* Directions *
Take the listing from its first line through the line that contains "ax = fig.add_axes([0.365, 0.1256, 0.613, 0.8214])" and please retype those lines exactly, leaving out the pictures.

• • •

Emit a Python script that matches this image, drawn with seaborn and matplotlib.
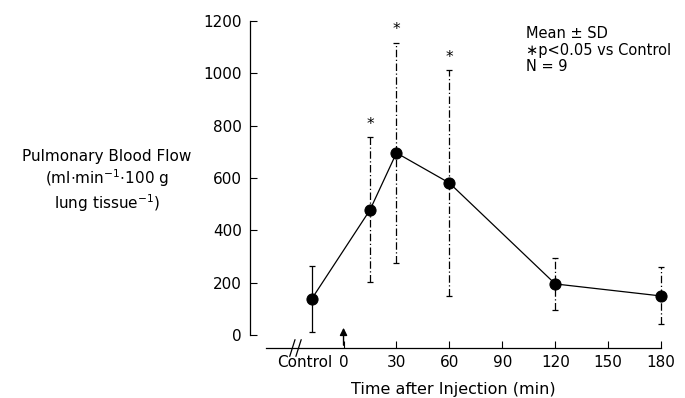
import numpy as np
import pandas as pd
import seaborn as sns
import matplotlib.pyplot as plt

# values (control drawn left of t=0)
time_min = [-18, 15, 30, 60, 120, 180]
flow_mean = [138, 478, 696, 581, 195, 149]
flow_sd = [125, 277, 422, 432, 100, 109]
significant = [False, True, True, True, False, False]
x_ticks = [-22, 0, 30, 60, 90, 120, 150, 180]
x_ticklabels = ["Control", "0", "30", "60", "90", "120", "150", "180"]
y_ticks = [0, 200, 400, 600, 800, 1000, 1200]

df = pd.DataFrame({"time": time_min, "flow": flow_mean, "sd": flow_sd, "sig": significant})

sns.set_style("ticks")
plt.rcParams['font.family'] = ['DejaVu Sans']
plt.rcParams['font.size'] = 11
plt.rcParams['text.color'] = 'black'
plt.rcParams['xtick.color'] = 'black'
plt.rcParams['ytick.color'] = 'black'
plt.rcParams['axes.edgecolor'] = 'black'

fig = plt.figure(figsize=(6.85, 3.98), dpi=100)
ax = fig.add_axes([0.365, 0.1256, 0.613, 0.8214])

# error bars: control solid, the rest dash-dotted like the scan
for i, row in df.iterrows():
    eb = ax.errorbar(row.time, row.flow, yerr=row.sd, fmt='none', ecolor='black',
                     elinewidth=0.9, capsize=2.5, capthick=0.9)
    if i > 0:
        eb[2][0].set_linestyle((0, (6, 2, 1, 2)))
    if row.sig:
        ax.text(row.time, row.flow + row.sd + 20, "*", ha='center', va='bottom', fontsize=11)

sns.lineplot(data=df, x="time", y="flow", ax=ax, color='black', linewidth=0.9,
             marker='o', markersize=8, markeredgecolor='black', markerfacecolor='black')

ax.set_xlim(-53, 185)
ax.set_ylim(-50, 1200)
ax.spines[['right', 'top']].set_visible(False)
ax.spines['left'].set_bounds(0, 1200)
ax.spines['bottom'].set_bounds(-44, 180)
ax.spines[['left', 'bottom']].set_linewidth(0.9)

ax.set_yticks(y_ticks)
ax.set_xticks(x_ticks)
ax.set_xticklabels(x_ticklabels)
ax.tick_params(axis='both', direction='in', length=5, width=0.8, labelsize=11)
ax.tick_params(axis='x', pad=5)
ax.tick_params(axis='y', pad=6)
ax.xaxis.get_major_ticks()[0].tick1line.set_visible(False)
ax.set_xlabel("")
ax.set_ylabel("")

# axis break marks
for dx in (-29, -25.5):
    ax.plot([dx - 1.5, dx + 1.5], [-82, -18], color='black', lw=0.9, clip_on=False)

# injection arrow at t = 0
ax.annotate("", xy=(0, 38), xytext=(0, -50),
            arrowprops=dict(arrowstyle='-|>', color='black', lw=1.0, mutation_scale=11))

fig.text(0.156, 0.543, "Pulmonary Blood Flow\n(ml$\\cdot$min$^{-1}$$\\cdot$100 g\nlung tissue$^{-1}$)",
         ha='center', va='center', fontsize=11, linespacing=1.2)
fig.text(0.662, 0.0226, "Time after Injection (min)", ha='center', va='center', fontsize=11.5)
fig.text(0.768, 0.935, "Mean ± SD\n∗p<0.05 vs Control\nN = 9", ha='left', va='top',
         fontsize=10.5, linespacing=1.15)

fig.savefig("out.png", dpi=100)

• • •

* Correct output *
Emit a Python script that matches this image, drawn with seaborn and matplotlib.
import numpy as np
import pandas as pd
import seaborn as sns
import matplotlib.pyplot as plt

# values (control drawn left of t=0)
time_min = [-18, 15, 30, 60, 120, 180]
flow_mean = [138, 478, 696, 581, 195, 149]
flow_sd = [125, 277, 422, 432, 100, 109]
significant = [False, True, True, True, False, False]
x_ticks = [-22, 0, 30, 60, 90, 120, 150, 180]
x_ticklabels = ["Control", "0", "30", "60", "90", "120", "150", "180"]
y_ticks = [0, 200, 400, 600, 800, 1000, 1200]

df = pd.DataFrame({"time": time_min, "flow": flow_mean, "sd": flow_sd, "sig": significant})

sns.set_style("ticks")
plt.rcParams['font.family'] = ['DejaVu Sans']
plt.rcParams['font.size'] = 11
plt.rcParams['text.color'] = 'black'
plt.rcParams['xtick.color'] = 'black'
plt.rcParams['ytick.color'] = 'black'
plt.rcParams['axes.edgecolor'] = 'black'

fig = plt.figure(figsize=(6.85, 3.98), dpi=100)
ax = fig.add_axes([0.365, 0.1256, 0.613, 0.8214])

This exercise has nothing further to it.